Harmon Killebrew's bronze statue outside Target Field was a stopping point for countless Twins fans on their way into the game on Friday, after the Hall of Fame slugger announced earlier in the day that he was entering hospice care, with his five-month battle with esophageal cancer "coming to an end."
Bob Gerber, 74, and his son Steve, 43, paused for a few moments near the red roses at the statue's base.
"It brings a little tear to your eye," Gerber said. "I'm the same age as Harmon. I grew up with the guy. It's been on my mind today, so I stopped here to say a little prayer."
Killebrew became the Twins original superstar, arriving with the Washington Senators when they moved to Minnesota in 1961. He smashed 475 of his 573 career home runs as a Twin before leaving for Kansas City after the 1974 season.
"He's a true gentleman," said Dennis Berry, a 61-year-old Twins fan from Northfield. "That's a great statue because you can see the strength, and the way he got that full extension. That's how I remember him."
Diagnosed with esophageal cancer in December, Killebrew has been treated at the Mayo Clinic in Scottsdale, Ariz. He achieved one of his goals in mid-March when he attended spring training in Fort Myers, Fla., donning the uniform.
The 5-11 slugger had hoped to throw out the ceremonial first pitch before the April 8 home opener but couldn't make it because he continued to receive chemotherapy. "It is with profound sadness that I share with you that my continued battle with esophageal cancer is coming to an end," Killebrew said in his statement. "With the continued love and support of my wife, Nita, I have exhausted all options with respect to controlling this awful disease. My illness has progressed beyond my doctors' expectation of cure."
Thousands of saddened fans from around the world tweeted warm sentiments after learning of Killebrew's condition. Many sent out prayers, memories of watching him play and remarks about how gracious he was when they met him. Among the tweets: "Hope his final days are as sweet as his career," and "Thanks for the memories."
Twins players, past and present, reacted to the news with sadness and an outpouring of fond memories. "This organization was built around Harmon Killebrew, going back to 1961, a guy that had class," Hall of Famer Bert Blyleven said.
Right fielder Michael Cuddyer called Killebrew the most influential person in his life, "next to my parents."
Cuddyer, 32, recalled a time early in his pro career when he and Killebrew signed autographs together on a Twins winter caravan stop. "My signature back then was terrible," Cuddyer said. "You could see the M somewhat and you could see the C. Everything else was just squiggly lines.

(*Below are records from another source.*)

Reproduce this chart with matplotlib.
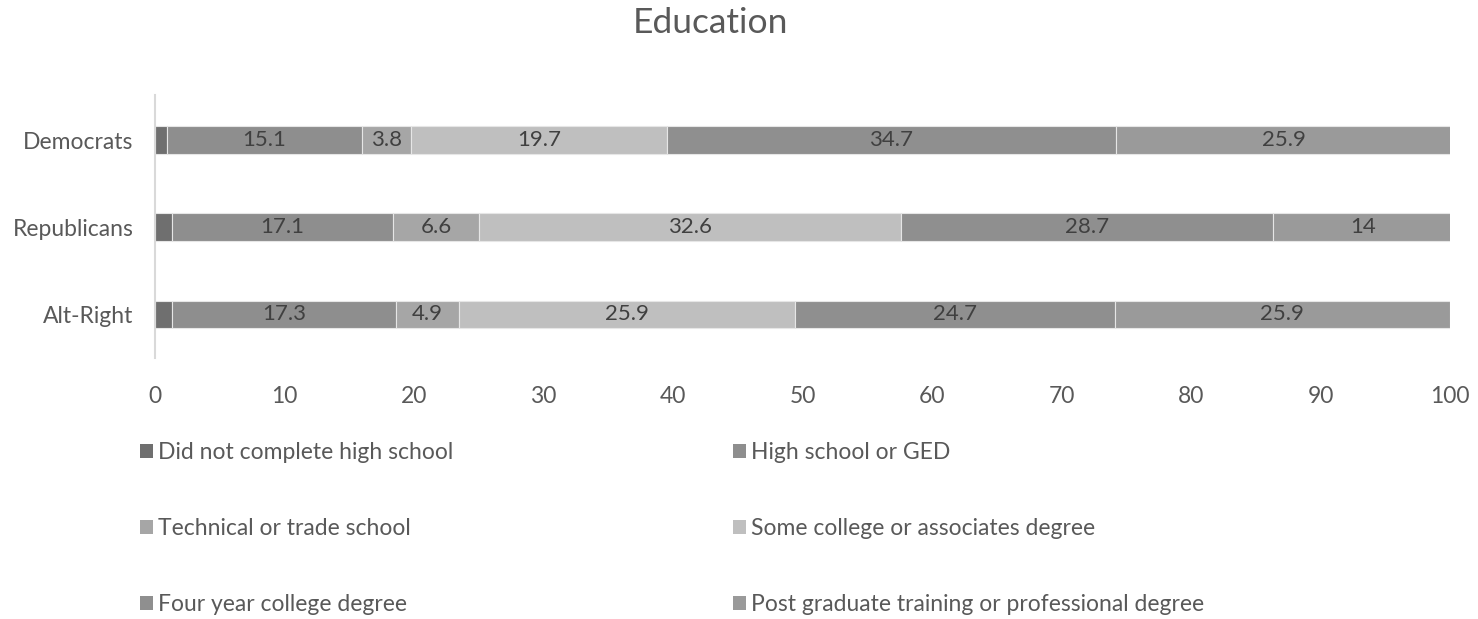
import matplotlib
matplotlib.use("Agg")
import matplotlib.pyplot as plt
from matplotlib.patches import Patch

plt.rcParams['font.family'] = ['Lato', 'DejaVu Sans']

groups = ["Democrats", "Republicans", "Alt-Right"]
levels = [
    "Did not complete high school",
    "High school or GED",
    "Technical or trade school",
    "Some college or associates degree",
    "Four year college degree",
    "Post graduate training or professional degree",
]
# shares (%) per group, one list per education level, ordered as `groups`
no_hs = [0.9, 1.3, 1.3]
hs_ged = [15.1, 17.1, 17.3]
technical = [3.8, 6.6, 4.9]
some_college = [19.7, 32.6, 25.9]
four_year = [34.7, 28.7, 24.7]
post_grad = [25.9, 14, 25.9]
series = [no_hs, hs_ged, technical, some_college, four_year, post_grad]
show_label = [False, True, True, True, True, True]

colors = ["#6f6f6f", "#8e8e8e", "#a6a6a6", "#bfbfbf", "#8f8f8f", "#9a9a9a"]
text_color = "#595959"
label_color = "#404040"

fig = plt.figure(figsize=(14.78, 6.19), dpi=100)
ax = fig.add_axes([155 / 1478, 1 - 358 / 619, (1450 - 155) / 1478, (358 - 95) / 619])

ypos = [2, 1, 0]
left = [0.0, 0.0, 0.0]
for vals, col, lab, show in zip(series, colors, levels, show_label):
    ax.barh(ypos, vals, left=left, height=0.32, color=col,
            edgecolor="#e6e6e6", linewidth=0.8, label=lab)
    if show:
        for y, l, v in zip(ypos, left, vals):
            ax.text(l + v / 2, y, f"{v:g}", ha="center", va="center",
                    fontsize=16, color=label_color)
    left = [a + b for a, b in zip(left, vals)]

ax.set_xlim(0, 100)
ax.set_ylim(-0.5, 2.52)
ax.set_xticks(range(0, 101, 10))
ax.set_yticks(ypos)
ax.set_yticklabels(groups)
ax.tick_params(axis="both", length=0, labelsize=16.5, colors=text_color)
ax.tick_params(axis="x", pad=20)
ax.tick_params(axis="y", pad=15.5)
for s in ["top", "right", "bottom"]:
    ax.spines[s].set_visible(False)
ax.spines["left"].set_color("#d9d9d9")
ax.spines["left"].set_linewidth(1.5)

fig.text(710 / 1478, 1 - 23 / 619, "Education", ha="center", va="center",
         fontsize=25.5, color=text_color)

handles = [Patch(facecolor=c, edgecolor="none") for c in colors]
for col_idx, x0 in enumerate([140, 733]):
    idx = [col_idx, col_idx + 2, col_idx + 4]
    leg = fig.legend([handles[i] for i in idx], [levels[i] for i in idx],
                     loc="upper left", bbox_to_anchor=(x0 / 1478, 1 - 442 / 619),
                     frameon=False, fontsize=16.5, labelspacing=2.4,
                     handlelength=0.55, handleheight=0.55, handletextpad=0.25,
                     borderpad=0, borderaxespad=0)
    for t in leg.get_texts():
        t.set_color(text_color)

fig.savefig("out.png", dpi=100, facecolor="white")
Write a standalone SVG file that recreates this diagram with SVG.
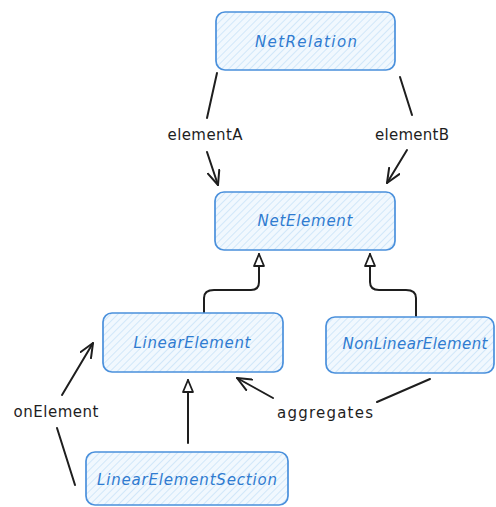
<svg xmlns="http://www.w3.org/2000/svg" width="496" height="507" viewBox="0 0 496 507">
  <defs>
    <pattern id="hatch" width="5" height="5" patternUnits="userSpaceOnUse" patternTransform="rotate(45)">
      <rect width="5" height="5" fill="#f1f8fe"/>
      <line x1="0" y1="0" x2="0" y2="5" stroke="#c9e3f8" stroke-width="1.6"/>
    </pattern>
    <marker id="open" viewBox="0 0 16 14" refX="15" refY="7" markerWidth="16" markerHeight="14" markerUnits="userSpaceOnUse" orient="auto">
      <path d="M1,1 L15,7 L1,13" fill="none" stroke="#1e1e1e" stroke-width="2" stroke-linecap="round" stroke-linejoin="round"/>
    </marker>
    <marker id="tri" viewBox="0 0 14 12" refX="13" refY="6" markerWidth="14" markerHeight="12" markerUnits="userSpaceOnUse" orient="auto">
      <path d="M1,1 L13,6 L1,11 Z" fill="#ffffff" stroke="#1e1e1e" stroke-width="1.8" stroke-linejoin="round"/>
    </marker>
  </defs>
  <style>
    .box { fill: url(#hatch); stroke: #4a90dc; stroke-width: 1.7; }
    .name { font-family: "DejaVu Sans", "Liberation Sans", sans-serif; font-style: italic; font-size: 15px; fill: #2f7bd0; text-anchor: middle; dominant-baseline: central; }
    .lbl { font-family: "DejaVu Sans", "Liberation Sans", sans-serif; font-size: 15px; fill: #1e1e1e; text-anchor: middle; dominant-baseline: central; }
    .edge { fill: none; stroke: #1e1e1e; stroke-width: 2; stroke-linecap: round; stroke-linejoin: round; }
  </style>
  <rect width="496" height="507" fill="#ffffff"/>

  <g id="connectors">
    <!-- elementA -->
    <path class="edge" d="M217,73 L207,118"/>
    <path class="edge" d="M207,152 L218,185" marker-end="url(#open)"/>
    <!-- elementB -->
    <path class="edge" d="M400,77 L412,115"/>
    <path class="edge" d="M407,150 L387,183" marker-end="url(#open)"/>
    <!-- generalizations to NetElement -->
    <path class="edge" d="M204,313 L204,298 Q204,290 214,290 L251,290 Q259,290 259,282 L259,254" marker-end="url(#tri)"/>
    <path class="edge" d="M416,316 L416,298 Q416,290 406,290 L379,290 Q370,290 370,282 L370,254" marker-end="url(#tri)"/>
    <!-- LinearElementSection to LinearElement -->
    <path class="edge" d="M188,443 L188,380" marker-end="url(#tri)"/>
    <!-- aggregates -->
    <path class="edge" d="M430,379 L377,402"/>
    <path class="edge" d="M273,398 L237,378" marker-end="url(#open)"/>
    <!-- onElement -->
    <path class="edge" d="M75,485 L57,428"/>
    <path class="edge" d="M62,395 L93,343" marker-end="url(#open)"/>
    <text class="lbl" x="205" y="135" textLength="75">elementA</text>
    <text class="lbl" x="412" y="135" textLength="74">elementB</text>
    <text class="lbl" x="325" y="413" textLength="96">aggregates</text>
    <text class="lbl" x="56" y="412" textLength="85">onElement</text>
  </g>

  <g id="NetRelation">
    <rect class="box" x="216" y="12" width="179" height="58" rx="9"/>
    <text class="name" x="306" y="42" textLength="102">NetRelation</text>
  </g>
  <g id="NetElement">
    <rect class="box" x="215" y="192" width="180" height="58" rx="9"/>
    <text class="name" x="305" y="221" textLength="95">NetElement</text>
  </g>
  <g id="LinearElement">
    <rect class="box" x="103" y="313" width="180" height="59" rx="9"/>
    <text class="name" x="192" y="343" textLength="117">LinearElement</text>
  </g>
  <g id="NonLinearElement">
    <rect class="box" x="326" y="317" width="168" height="56" rx="9"/>
    <text class="name" x="415" y="344" textLength="145">NonLinearElement</text>
  </g>
  <g id="LinearElementSection">
    <rect class="box" x="86" y="452" width="202" height="53" rx="9"/>
    <text class="name" x="187" y="480" textLength="180">LinearElementSection</text>
  </g>
</svg>
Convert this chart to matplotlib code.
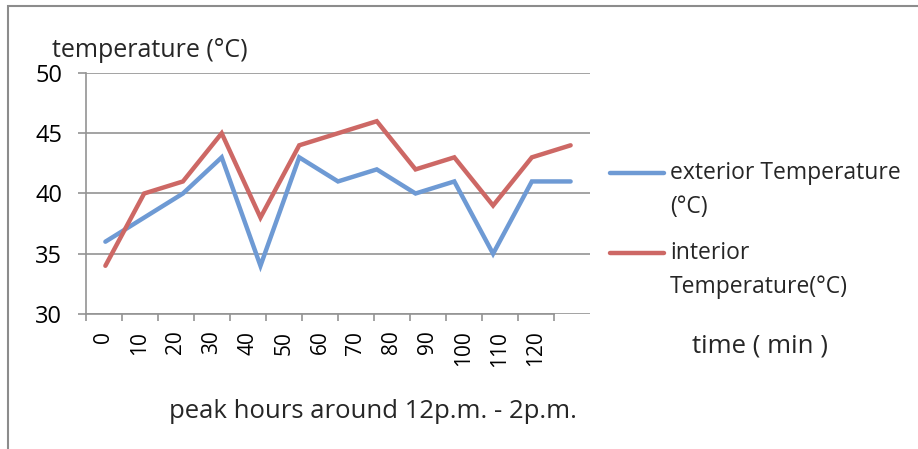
import matplotlib.pyplot as plt
import numpy as np
from matplotlib.lines import Line2D
from matplotlib.patches import Rectangle

plt.rcParams["font.family"] = ["Open Sans", "DejaVu Sans"]

times = ["0", "10", "20", "30", "40", "50", "60", "70", "80", "90", "100", "110", "120"]
exterior = [36, 38, 40, 43, 34, 43, 41, 42, 40, 41, 35, 41, 41]
interior = [34, 40, 41, 45, 38, 44, 45, 46, 42, 43, 39, 43, 44]
y_ticks = [30, 35, 40, 45, 50]

BLUE = "#6E9AD4"
RED = "#CD6865"
GRID = "#939393"
TEXT = "#262626"

W, H = 918, 449
fig = plt.figure(figsize=(W / 100, H / 100), dpi=100)

# data area (lines + gridlines) runs a bit wider than the category axis, as in the source
ax = fig.add_axes([86 / W, 0.3007, 504 / W, 0.5367])
# category axis with ticks / labels
cax = fig.add_axes([86 / W, 0.3007, 468 / W, 0.5367], sharey=ax)
cax.patch.set_visible(False)

x = np.arange(len(times))
ax.plot(x, exterior, color=BLUE, lw=3.2, solid_capstyle="round", solid_joinstyle="miter")
ax.plot(x, interior, color=RED, lw=3.2, solid_capstyle="round", solid_joinstyle="miter")

ax.set_xlim(-0.5, len(times) - 0.5)
ax.set_ylim(30, 50)
ax.set_yticks(y_ticks)
ax.set_yticklabels([str(v) for v in y_ticks], fontsize=17, color="black")
ax.yaxis.grid(True, color=GRID, lw=1.2)
ax.set_axisbelow(True)
ax.set_xticks([])
ax.tick_params(axis="y", length=6, color=GRID, width=1.2, pad=11)
for side in ["top", "right", "bottom"]:
    ax.spines[side].set_visible(False)
ax.spines["left"].set_color(GRID)
ax.spines["left"].set_linewidth(1.2)

cax.set_xlim(-0.5, len(times) - 0.5)
cax.set_xticks(x)
cax.set_xticklabels(times, rotation=90, fontsize=15, color="black", va="top")
cax.set_xticks(np.arange(-0.5, len(times)), minor=True)
cax.tick_params(axis="x", which="major", length=0, pad=12)
cax.tick_params(axis="x", which="minor", length=5, color=GRID, width=1.2)
cax.tick_params(axis="y", left=False, labelleft=False)
for side in ["top", "right", "left"]:
    cax.spines[side].set_visible(False)
cax.spines["bottom"].set_color(GRID)
cax.spines["bottom"].set_linewidth(1.2)

fig.text(52 / W, 0.873, "temperature (°C)", fontsize=18, color=TEXT, va="baseline")
fig.text(373 / W, 0.069, "peak hours around 12p.m. - 2p.m.", fontsize=18.5, color=TEXT, ha="center")
fig.text(692 / W, 0.214, "time ( min )", fontsize=18.5, color=TEXT)

# legend drawn by hand so the handle sits on the first text line
legend_items = [
    (BLUE, ["exterior Temperature", "(°C)"], 173),
    (RED, ["interior", "Temperature(°C)"], 253),
]
for color, lines, ypx in legend_items:
    yf = 1 - ypx / H
    fig.add_artist(Line2D([610 / W, 664 / W], [yf, yf], color=color, lw=3.2,
                          solid_capstyle="round", transform=fig.transFigure))
    for i, txt in enumerate(lines):
        fig.text(670 / W, 1 - (ypx + 34 * i) / H, txt, fontsize=16.5, color=TEXT,
                 va="center")

fig.add_artist(Rectangle((0.009, -0.05), 1.2, 1.037, transform=fig.transFigure,
                         fill=False, edgecolor="#8C8C8C", lw=1.5))

fig.savefig("out.png", dpi=100, facecolor="white")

It was like an EKG.
"And [Killebrew] said, 'Michael, if I see this signature one more time come through this line, I'm leaving. The only person they're going to be mad at is you.' From that point on, I feel like every time I write a signature I'm trying to do him justice."
The Twins had Killebrew's No. 3 jersey hanging in their dugout Friday, and Cuddyer said they will take it with them everywhere they go.
The team did a video tribute before the game, with Blyleven, Tony Oliva and Justin Morneau telling fans to keep Killebrew in their thoughts and prayers.
Earlier in the day, Oliva said that the news was "hard because when I came here [from Cuba], in 1961, he was one of the first people I met. We became special friends. ... When I came here, I didn't speak English, but he talked to me. He called me 'Rookie,' and I called him 'Killer.'"
Oliva, 72, said, he hoped Killebrew had turned a corner when he saw him at spring training.
"You know Killer, you never know how he's feeling because he's always so positive," Oliva said. "But he gained about 22 pounds, and everything was going in the right direction."
Oliva and Paul Molitor are among the Twins employees heading to Arizona to see Killebrew in coming days. Team President Dave St. Peter visited with Killebrew and his family on Thursday. "[Killebrew] made a point of asking me how [manager Ron Gardenhire] was doing because he knows we're scuffling on the field," St. Peter said. "It was kind of classic Harmon. He was worried about everybody but himself."
St. Peter said Killebrew's spring training visit "meant the world to him. It was vitally important that he get there, and frankly, we questioned whether it was the right thing for him to do, but there was no talking him out of that. He was going to go to spring training.
"At the time, he had every intention of being here for Opening Day. Now, his focus is to get here for his 75th birthday celebration [June 29], and I told him we want him to blow out those birthday candles, so we'll see what happens. Hopefully, he'll make it."